Other problem we could analyze is the case when one of replicas goes down and some times after, it goes up. To do the test, we still use the same configuration as in previous point. This time, we begin by making all replicas up and producing 100 message. Once done, we can turn off the replica node. The logs of leader should display something like that:

INFO [ReplicaFetcherManager on broker 2] Removed fetcher for partitions [replicationtopic,0] (kafka.server.ReplicaFetcherManager)

When replica is up again, it's resynchronized by first truncating its logs to the last checkpointed high watermark. After that, it starts to retrieve missing messages from the leader. Once it's done, the replica is available once again as in-sync one. These actions can be found in replica logs:

INFO Truncating log replicationtopic-0 to offset 100. (kafka.log.Log)
INFO [ReplicaFetcherThread-0-2], Starting  (kafka.server.ReplicaFetcherThread)
INFO [ReplicaFetcherManager on broker 1] Added fetcher for partitions List([[replicationtopic,0], initOffset 100 to broker BrokerEndPoint(2,bartosz,9094)] ) (kafka.server.ReplicaFetcherManager)

High watermark

In the previous part we're talking about high watermark.
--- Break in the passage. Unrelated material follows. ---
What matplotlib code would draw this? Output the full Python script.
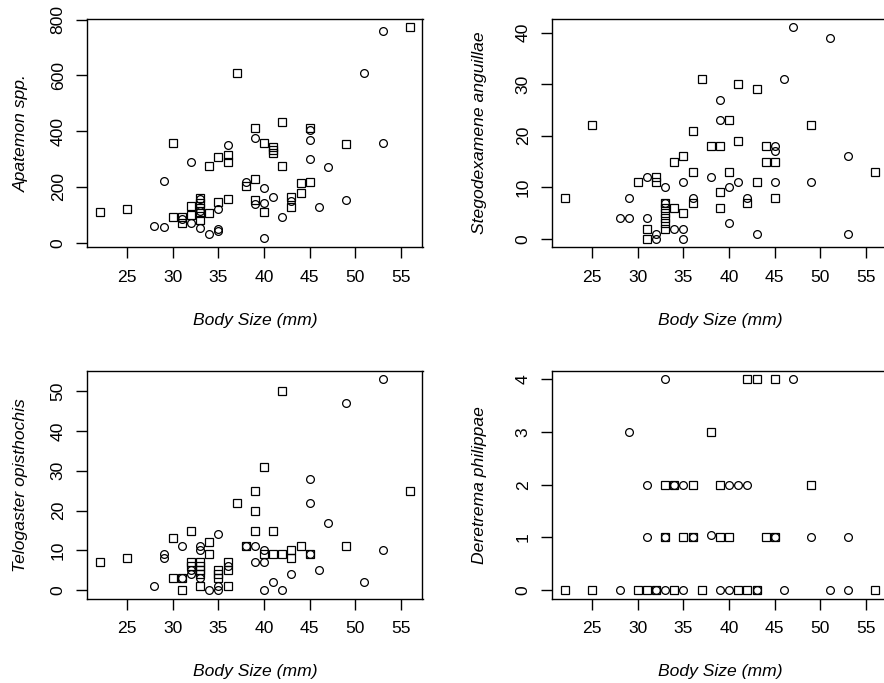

Each time when leader saves new data in one partition, it updated an information representing the last written offset. And this information is called high watermark. Further and periodically, it's communicated to the replicas.

It's the reason why in our last test, the replica truncated its logs to the first 100 ones (even if there no more than that in reality). This value corresponded to the value of HW. The messages up to HW were further retrieved by fetching them from the leader. After this operation, replica was synchronized again.

This post describes replication part of Apache Kafka. The first part presents how replicas are elected when new topics with replication factor superior to 1 is created. We can see that Kafka tolerates up to n-1 failures. That thanks to in-sync replicas idea, representing all nodes not so far away of leader. The third part shows the cases when replica is not following anymore the leader. In our case, it failed. The last and short part described the high watermark, ie. last commited offset.